Tuesday, February 9, 2016

Good on Paper

Good on Paper, by Rachel Cantor is about love, trust and and second chances.  Though I am not a Dante scholar for the most part I did enjoy the story and the relationships explored in this novel.

Shira Greene had a complicated childhood and her attempts to keep her adult life on a straight course are not working out so well.  She is a single mom raising her daughter, Andi, along with her gay friend Ahmad.  Ahmad was there to rescue her when she left her husband with baby Andi and needed a place to live.  She is working for a temporary employment agency though she has a PhD and wanted a career as a translator.  Ahmad, a college professor shares his benefits, both health care and his large apartment with them while his wife and four children have abandoned him moving to Pakistan.  Shira's life seems to take a turn for success when a Nobel Prize winning Italian poet calls insisting she is the only one who can translate his new book.

Throughout the book are interesting passages about translating the written work of novels and poems to other languages.  Author, Cantor examines information about how nuances are lost in trying to explain some words or phrases in another language.  Shira sat in the local coffee shop working on
the translation of Romei's pages, sent by fax for translation, "Weighing poetic elements, deciding which to highlight, which to sacrifice - because not everything can survive translation. ...What's a translator to do?

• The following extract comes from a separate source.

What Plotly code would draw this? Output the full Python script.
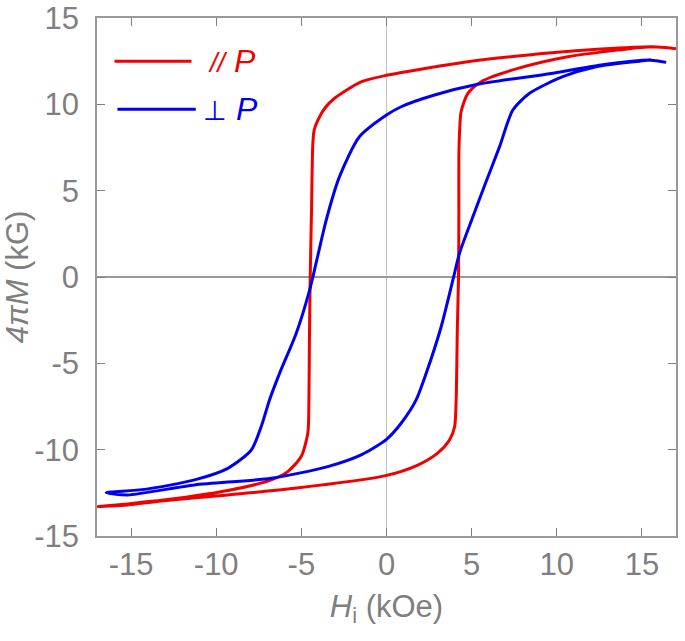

Preserve the length of the original line by padding the translation? Sacrifice meter for concision, semantic accuracy, the original line breaks?...Hence the age-old notion that she who translates is both translator and traitor; traduttore e traditore."

This is a story that uses the classic Vita Nueova and its main characters Dante and his lover Beatrice to set the scene for Shira and her romantic involvements and to also give her a background for her translation work for Romei and his characters.  As the story progresses the story goes from abstract to personal, as the characters on the page start to become more real to Shira.  The fragile life she has created, to protect her from her feelings about her past, begins to unravel and it is up to Shira to correctly interpret the pages she is translating to save herself, her daughter and the wonderful life she has established.